Pour « échapper à la psychanalyse », le transfert social ?
Dans le texte de Foucault, il est moins question d’amour que de corps et de plaisirs. Pour contre attaquer la « science de la sexualité », il évoque l’amitié, plusieurs formes de possibilités relationnelles, n’excluant pas d’ailleurs des schémas relationnels mêlant amitié et sexualité. On y retrouve la découverte du mouvement gay aux USA, dans la description d’un art de soi, une stylisation de l’existence. L’étude de différentes communautés, aussi bien religieuses que philosophiques montre des rapports intenses, différentes formes d’amitiés, sexualités, amours. La critique de ces relations par les psychanalystes, constitue selon Eribon la preuve d’un « diagnostic de la psychanalyse comme verrouillage de l’ordre sexuel. » : Invoquer la psychanalyse et l’ordre symbolique est en effet aujourd’hui plus facile que d’invoquer l’ordre religieux.
Est-il alors possible pour Eribon de voir la psychanalyse autrement… ?
Dans une interview donnée en 2019, il évoque des « Tentatives rares mais qui existent, de rénover la psychanalyse dans un sens non violent… » Mais il pense que la psychanalyse se réfère à des « grilles d’analyse conceptuelle, l’œdipe, le triangle familial, etc. » qu’elle laisse de côté les dimension sociales, politiques historiques » alors que « Souvent on n’est pas nous même déterminés par la famille mais la famille est déterminée par l’ordre social».
Comment lui répondre, avec l’outil du transfert social ? Il est question de replacer tous ces concepts évoqués par Eribon à travers le prisme de la psychanalyse sociale comme nous l’avons montré avec cette lecture.

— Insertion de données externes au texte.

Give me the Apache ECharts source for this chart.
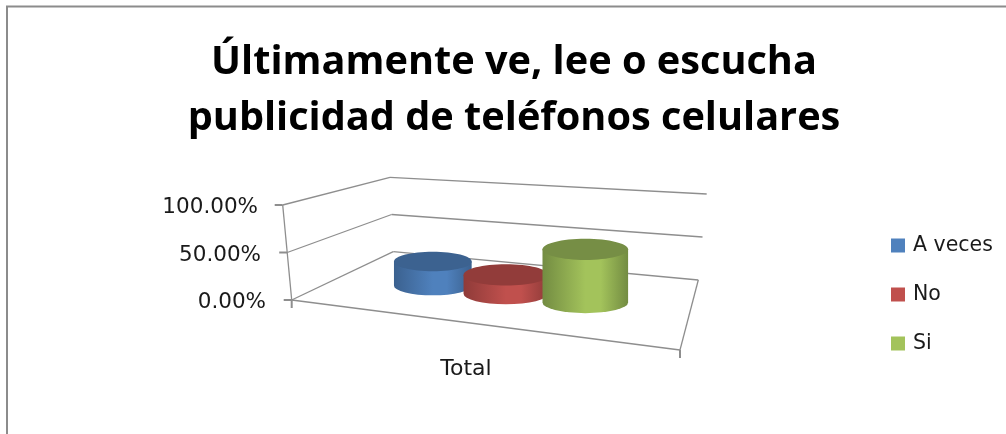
<!DOCTYPE html>
<html>
<head>
<meta charset="utf-8">
<style>html,body{margin:0;padding:0;background:#fff}#c{width:1006px;height:434px}</style>
<script src="https://cdn.jsdelivr.net/npm/echarts@6/dist/echarts.min.js"></script>
</head>
<body>
<div id="c"></div>
<script>
const categories = ['Total'];
const seriesNames = ['A veces', 'No', 'Si'];
const aVeces = [0.27];
const no = [0.20];
const si = [0.53];
const yTicks = [0, 0.5, 1];
const yLabelShift = { 0: 0, 0.5: 5, 1: 8 };

const FONT = 'DejaVu Sans';
const INK = '#1a1a1a';
const LINE = '#8e8e8e';

// Screen corners of the floor and of the 100% plane: front-left, front-right, back-right, back-left.
const floorQuad = [[291.7, 300], [680, 350], [698.3, 280], [393.3, 251.7]];
const topQuad = [[282.7, 205], [692, 215], [706.7, 194], [390, 177.3]];

// Unit square to quadrilateral homography.
function squareToQuad(q) {
  const [[x0, y0], [x1, y1], [x2, y2], [x3, y3]] = q;
  const dx1 = x1 - x2, dx2 = x3 - x2, dx3 = x0 - x1 + x2 - x3;
  const dy1 = y1 - y2, dy2 = y3 - y2, dy3 = y0 - y1 + y2 - y3;
  const det = dx1 * dy2 - dx2 * dy1;
  const g = (dx3 * dy2 - dx2 * dy3) / det;
  const h = (dx1 * dy3 - dx3 * dy1) / det;
  const a = x1 - x0 + g * x1, b = x3 - x0 + h * x3;
  const d = y1 - y0 + g * y1, e = y3 - y0 + h * y3;
  return (u, v) => {
    const w = g * u + h * v + 1;
    return [(a * u + b * v + x0) / w, (d * u + e * v + y0) / w];
  };
}
const floorAt = squareToQuad(floorQuad);
const topAt = squareToQuad(topQuad);

// u runs along the category axis, v into the depth, t up the value axis.
function project(u, v, t) {
  const f = floorAt(u, v), p = topAt(u, v);
  return [f[0] + (p[0] - f[0]) * t, f[1] + (p[1] - f[1]) * t];
}
function heightFraction(api, params, value) {
  const cs = params.coordSys;
  return (cs.y + cs.height - api.coord([0, value])[1]) / cs.height;
}

function renderFrame(params, api) {
  const children = [];
  const seg = (a, b, w) => children.push({
    type: 'line',
    shape: { x1: a[0], y1: a[1], x2: b[0], y2: b[1] },
    style: { stroke: LINE, lineWidth: w || 1.3 }
  });
  // floor outline
  seg(project(0, 0, 0), project(1, 0, 0));
  seg(project(1, 0, 0), project(1, 1, 0));
  // wall gridlines and value-axis ticks
  yTicks.forEach(v => {
    const t = heightFraction(api, params, v);
    const front = project(0, 0, t), back = project(0, 1, t), right = project(1, 1, t);
    seg(front, back);
    seg(back, right);
    seg([front[0] - 8, front[1]], front, 2);
  });
  // value-axis spine
  seg(project(0, 0, 0), project(0, 0, heightFraction(api, params, 1)));
  // category-axis stubs
  [0, 1].forEach(u => {
    const p = project(u, 0, 0);
    seg(p, [p[0], p[1] + 8], 2);
  });
  return { type: 'group', children };
}

function cylinderRenderer(slot, side, centre, top) {
  return function (params, api) {
    const cs = params.coordSys;
    const u = (api.coord([api.value(0), 0])[0] - cs.x) / cs.width + 0.018 + slot * 0.22;
    const v = 0.44;
    const t = heightFraction(api, params, api.value(1));
    const b = project(u, v, 0), a = project(u, v, t);
    const full = project(u, v, 1);
    const h = Math.hypot(full[0] - b[0], full[1] - b[1]);
    const rx = h * 0.392, ry = h * 0.098;
    const cx = b[0];
    const body = `M${cx - rx} ${a[1]}L${cx - rx} ${b[1]}A${rx} ${ry} 0 0 0 ${cx + rx} ${b[1]}L${cx + rx} ${a[1]}Z`;
    return {
      type: 'group',
      children: [
        {
          type: 'path',
          shape: { pathData: body, x: cx - rx, y: a[1], width: 2 * rx, height: b[1] + ry - a[1], layout: 'cover' },
          style: {
            fill: {
              type: 'linear', x: 0, y: 0, x2: 1, y2: 0,
              colorStops: [
                { offset: 0, color: side },
                { offset: 0.5, color: centre },
                { offset: 0.68, color: centre },
                { offset: 1, color: side }
              ]
            }
          }
        },
        { type: 'ellipse', shape: { cx, cy: a[1], rx, ry }, style: { fill: top } }
      ]
    };
  };
}

const palette = [
  { base: '#4f81bd', side: '#3b618f', top: '#3c6290' },
  { base: '#c0504d', side: '#8f3b39', top: '#923c3a' },
  { base: '#a3c35b', side: '#738c42', top: '#768e45' }
];
const values = [aVeces, no, si];

const chart = echarts.init(document.getElementById('c'));
chart.setOption({
  animation: false,
  backgroundColor: '#fff',
  title: {
    text: 'Últimamente ve, lee o escucha\npublicidad de teléfonos celulares',
    left: 514, top: 35, padding: 0, textAlign: 'center',
    textStyle: { fontFamily: 'Open Sans', fontSize: 39.7, fontWeight: 700, color: '#000', lineHeight: 56 }
  },
  legend: {
    data: seriesNames,
    orient: 'vertical',
    left: 891, top: 235, padding: 0,
    itemWidth: 14, itemHeight: 14, itemGap: 28,
    icon: 'rect',
    selectedMode: false,
    textStyle: { fontFamily: FONT, fontSize: 20.5, color: INK, padding: [0, 0, 0, 3] }
  },
  grid: { left: 291, top: 205, width: 350, height: 95 },
  xAxis: {
    type: 'category',
    data: categories,
    axisLine: { show: false },
    axisTick: { show: false },
    axisLabel: { margin: 58, fontFamily: FONT, fontSize: 22, color: INK }
  },
  yAxis: {
    type: 'value',
    min: 0, max: 1, interval: 0.5,
    axisLine: { show: false },
    axisTick: { show: false },
    splitLine: { show: false },
    axisLabel: {
      margin: 25,
      color: INK,
      fontFamily: FONT,
      fontSize: 21.5,
      formatter: v => `{s${yLabelShift[v]}|${(v * 100).toFixed(2)}%}`,
      rich: Object.fromEntries(yTicks.map(v => [
        's' + yLabelShift[v],
        { fontFamily: FONT, fontSize: 21.5, color: INK, padding: [5, yLabelShift[v], 0, 0] }
      ]))
    }
  },
  graphic: [{
    type: 'rect',
    shape: { x: 7, y: 6.5, width: 1100, height: 500 },
    style: { fill: 'none', stroke: '#8c8c8c', lineWidth: 2 },
    silent: true
  }],
  series: [
    {
      type: 'custom', name: 'frame', clip: false, z: 1,
      renderItem: renderFrame,
      data: [[categories[0], 0]]
    },
    ...seriesNames.map((name, i) => ({
      type: 'custom', name, clip: false, z: 2 + i,
      itemStyle: { color: palette[i].base },
      renderItem: cylinderRenderer(i - 1, palette[i].side, palette[i].base, palette[i].top),
      data: categories.map((c, k) => [c, values[i][k]])
    }))
  ]
});
</script>
</body>
</html>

Si la psychanalyse regarde du côté de l’enfance, pour trouver des anomalies, elles ne sont pas à trouver dans l’idée dogmatique de l’Œdipe, mais bien dans les effets du déterminisme, cités par Eribon. On pourra citer en exemple l’accueil de Retour à Reims par sa famille : Alors qu’il abordait la problématique de la scolarité, il dénonce le fait que les jeunes qui aiment aller à l’école sont en fait ceux qui le peuvent, et qu’on fait dire à nombre de personnes des classes populaires que l’école n’est pas pour elles, car elles n’aimeraient pas y aller. On retrouve l’idée de l’inconscient du faire, qui rejoint ici la notion de déterminisme, constat mal reçu par la famille d’Eribon, estimant que la scolarité fut pour tous une question de choix.

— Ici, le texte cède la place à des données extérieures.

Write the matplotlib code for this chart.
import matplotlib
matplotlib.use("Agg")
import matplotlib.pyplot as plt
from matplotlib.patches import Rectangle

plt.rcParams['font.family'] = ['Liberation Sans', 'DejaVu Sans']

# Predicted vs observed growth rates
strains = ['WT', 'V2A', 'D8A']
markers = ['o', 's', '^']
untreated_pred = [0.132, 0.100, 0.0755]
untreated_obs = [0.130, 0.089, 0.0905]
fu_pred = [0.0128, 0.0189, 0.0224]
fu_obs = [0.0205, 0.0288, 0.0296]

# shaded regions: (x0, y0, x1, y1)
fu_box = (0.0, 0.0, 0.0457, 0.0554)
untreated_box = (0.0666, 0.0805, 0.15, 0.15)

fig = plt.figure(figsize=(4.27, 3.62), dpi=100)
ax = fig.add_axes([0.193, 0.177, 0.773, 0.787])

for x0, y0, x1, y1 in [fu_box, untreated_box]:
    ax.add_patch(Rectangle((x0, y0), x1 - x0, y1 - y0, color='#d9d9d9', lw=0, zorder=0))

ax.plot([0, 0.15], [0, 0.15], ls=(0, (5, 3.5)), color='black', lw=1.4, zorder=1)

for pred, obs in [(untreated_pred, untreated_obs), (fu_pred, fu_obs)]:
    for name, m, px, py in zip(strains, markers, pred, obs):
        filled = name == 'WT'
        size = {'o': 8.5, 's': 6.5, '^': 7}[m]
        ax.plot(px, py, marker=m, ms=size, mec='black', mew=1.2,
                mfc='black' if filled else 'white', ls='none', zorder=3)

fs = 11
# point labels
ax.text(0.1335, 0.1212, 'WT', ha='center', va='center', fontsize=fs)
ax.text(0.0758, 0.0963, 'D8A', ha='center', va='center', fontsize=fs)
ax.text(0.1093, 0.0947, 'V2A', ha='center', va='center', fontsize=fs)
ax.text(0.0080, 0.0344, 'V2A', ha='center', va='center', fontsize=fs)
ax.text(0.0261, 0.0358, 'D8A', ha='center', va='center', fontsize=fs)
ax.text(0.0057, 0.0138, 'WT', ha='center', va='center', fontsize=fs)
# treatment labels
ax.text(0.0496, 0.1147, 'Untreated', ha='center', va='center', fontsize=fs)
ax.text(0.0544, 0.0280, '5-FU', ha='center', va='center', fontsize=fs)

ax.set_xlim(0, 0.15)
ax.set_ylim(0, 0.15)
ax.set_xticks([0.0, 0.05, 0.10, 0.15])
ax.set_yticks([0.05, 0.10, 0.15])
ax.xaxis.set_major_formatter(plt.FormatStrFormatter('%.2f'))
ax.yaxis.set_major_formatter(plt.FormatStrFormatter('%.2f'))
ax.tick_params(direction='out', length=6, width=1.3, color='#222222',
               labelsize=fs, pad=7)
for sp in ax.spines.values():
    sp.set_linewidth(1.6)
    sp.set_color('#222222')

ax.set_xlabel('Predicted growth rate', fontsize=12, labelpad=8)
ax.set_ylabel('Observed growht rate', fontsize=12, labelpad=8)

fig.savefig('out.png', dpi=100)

Les sujets n’ont pas conscience du déterminisme, des mouvements sociaux dans lesquels ils sont pris, la société comme verdict que décrit Eribon, est à rapprocher des bases du transfert social, de l’idée qu’un être humain seul n’existe pas. Observer les transferts, voir dans les ressemblances de tout mouvement, tout déplacement, un transfert qui se base sur une remise en question de cet ordre social sacralisé, amène à repenser au regard des contextes actuels ce qui serait normal, ce qui serait pathologique…

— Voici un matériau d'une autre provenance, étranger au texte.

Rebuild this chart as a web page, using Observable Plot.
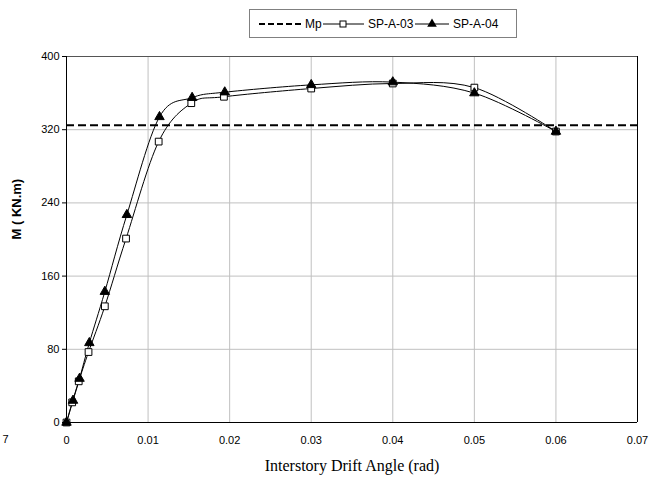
<!DOCTYPE html>
<html>
<head>
<meta charset="utf-8">
<script src="https://cdn.jsdelivr.net/npm/d3@7"></script>
<script src="https://cdn.jsdelivr.net/npm/@observablehq/plot@0.6"></script>
<style>
  html, body { margin: 0; padding: 0; background: #fff; }
  #wrap { position: relative; width: 651px; height: 487px; }
  #legend {
    position: absolute; left: 249px; top: 9px; width: 268px; height: 29px;
    border: 1px solid #808080; background: #fff; box-sizing: border-box;
    font-family: 'Liberation Sans', Arial, sans-serif; font-size: 12px; color: #000;
  }
  #legend svg { position: absolute; left: 0; top: 0; }
  #chart { position: absolute; left: 0; top: 0; }
</style>
</head>
<body>
<div id="wrap">
  <div id="chart"></div>
  <div id="legend"></div>
</div>
<script>
// ---- data ----
const seriesNames = ["Mp", "SP-A-03", "SP-A-04"];
const mp = 325;
const drift03 = [0, 0.0007, 0.0015, 0.0027, 0.0047, 0.0073, 0.0113, 0.0153, 0.0193, 0.03, 0.04, 0.05, 0.06];
const moment03 = [0, 22, 45, 77, 127, 201, 307, 349, 356, 365, 370.5, 366, 318];
const drift04 = [0, 0.0008, 0.0016, 0.0028, 0.0047, 0.0074, 0.0114, 0.0154, 0.0194, 0.03, 0.04, 0.05, 0.06];
const moment04 = [0, 24, 48, 87, 143, 227, 334, 355, 361, 369, 372, 360, 318];
const xTicks = [0, 0.01, 0.02, 0.03, 0.04, 0.05, 0.06, 0.07];
const xTickLabels = ["0", "0.01", "0.02", "0.03", "0.04", "0.05", "0.06", "0.07"];
const yTicks = [0, 80, 160, 240, 320, 400];
const xLabel = "Interstory Drift Angle (rad)";
const yLabel = "M ( KN.m)";

const s03 = drift03.map((x, i) => ({x, y: moment03[i]}));
const s04 = drift04.map((x, i) => ({x, y: moment04[i]}));

const chart = Plot.plot({
  width: 651,
  height: 487,
  marginLeft: 66,
  marginRight: 14,
  marginTop: 56,
  marginBottom: 65,
  x: {domain: [0, 0.07]},
  y: {domain: [0, 400]},
  style: {fontFamily: "'Liberation Sans', Arial, sans-serif", fontSize: "11px", color: "#000", background: "transparent"},
  marks: [
    Plot.ruleX(xTicks.slice(1, -1), {stroke: "#c0c0c0"}),
    Plot.ruleY(yTicks.slice(1, -1), {stroke: "#c0c0c0"}),
    Plot.ruleY([400], {stroke: "#555"}),
    Plot.ruleX([0.07], {stroke: "#000"}),
    Plot.ruleY([mp], {stroke: "#000", strokeWidth: 2, strokeDasharray: "8,4"}),
    Plot.line(s03, {x: "x", y: "y", curve: "cardinal", stroke: "#000", strokeWidth: 1}),
    Plot.line(s04, {x: "x", y: "y", curve: "cardinal", stroke: "#000", strokeWidth: 1}),
    Plot.ruleX([0], {stroke: "#000"}),
    Plot.ruleY([0], {stroke: "#000"}),
    Plot.dot(s03, {x: "x", y: "y", symbol: "square", r: 3.8, fill: "white", stroke: "#000", strokeWidth: 1}),
    Plot.dot(s04, {x: "x", y: "y", symbol: "triangle", r: 3.5, fill: "#000", stroke: "#000", strokeWidth: 1}),
    Plot.axisY({ticks: yTicks, tickSize: 4, tickPadding: 3, label: null}),
    Plot.axisX({ticks: xTicks, tickSize: 0, tickPadding: 14, tickFormat: d => xTickLabels[xTicks.indexOf(d)], label: null}),
    Plot.text([yLabel], {frameAnchor: "left", dx: -50, rotate: -90, fontWeight: "bold", fontSize: 13}),
    Plot.text([xLabel], {frameAnchor: "bottom", dy: 48, fontFamily: "'Liberation Serif', 'Times New Roman', serif", fontSize: 16}),
    Plot.text(["7"], {frameAnchor: "bottom-left", dx: -64, dy: 20, textAnchor: "start", fontSize: 11})
  ]
});
document.getElementById("chart").appendChild(chart);

// ---- legend ----
const lg = d3.select("#legend").append("svg").attr("width", 268).attr("height", 29);
const cy = 14;
// Mp
lg.append("line").attr("x1", 9).attr("x2", 51).attr("y1", cy).attr("y2", cy)
  .attr("stroke", "#000").attr("stroke-width", 2).attr("stroke-dasharray", "6,3");
lg.append("text").attr("x", 55).attr("y", cy).attr("dy", "0.35em").text(seriesNames[0])
  .attr("font-family", "'Liberation Sans', Arial, sans-serif").attr("font-size", 12);
// SP-A-03
lg.append("line").attr("x1", 73).attr("x2", 114).attr("y1", cy).attr("y2", cy).attr("stroke", "#000");
lg.append("rect").attr("x", 90).attr("y", cy - 3).attr("width", 6).attr("height", 6)
  .attr("fill", "#fff").attr("stroke", "#000");
lg.append("text").attr("x", 118).attr("y", cy).attr("dy", "0.35em").text(seriesNames[1])
  .attr("font-family", "'Liberation Sans', Arial, sans-serif").attr("font-size", 12);
// SP-A-04
lg.append("line").attr("x1", 165).attr("x2", 199).attr("y1", cy).attr("y2", cy).attr("stroke", "#000");
lg.append("path").attr("d", d3.symbol(d3.symbolTriangle, 40)()).attr("transform", `translate(182,${cy})`)
  .attr("fill", "#000");
lg.append("text").attr("x", 203).attr("y", cy).attr("dy", "0.35em").text(seriesNames[2])
  .attr("font-family", "'Liberation Sans', Arial, sans-serif").attr("font-size", 12);
</script>
</body>
</html>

Dans le discours d’Eribon, ce qui est la norme de l’ordre moral semble en fait être le pathologique, car c’est ce qui fait souffrir, d’où déplacement, d’où problématique de transfert du social vers le mental, souffrance induite par le social, et inconsciente.On pourrait dire, ce qui est inconscient, parfois c’est d’aller chercher les causes de la souffrance dans le réel… « Faire proliférer différences, libertés, possibilités » dit Eribon, cela ne semble pas contradictoire avec l’apport de la psychanalyse sociale.
Bibliographie
Barthes, R. (1977). Fragments d’un discours amoureux (Collection Tel quel). Éditions du Seuil.
Bourdieu, P. (1998). La Domination masculine (Collection Liber)(First Edition). Seuil.
Eribon, D. (1999). Réflexions sur la question gay (Histoire de la Pensée, Fayard.
Eribon, D. (2002). Comment on s'arrange : Les homosexuels, le couple, la psychanalyse. Cliniques méditerranéennes, no 65(1), 203-219. https://doi.org/10.3917/cm.065.0203
Eribon, D. (2005). Echapper à la psychanalyse, Léo Scheer, éd.
Eribon, D. (2007). L’inconscient des psychanalystes au miroir de l’homosexualité.
http://didiereribon.blogspot.com/2007/09/linconscient-des-psychanalystes-au.html
Eribon, D. (2018). Retour à Reims (Philosophie). Flammarion.
Foucault, M. (1994). Histoire de la sexualité, I : La volonté de savoir (Tel) , Gallimard.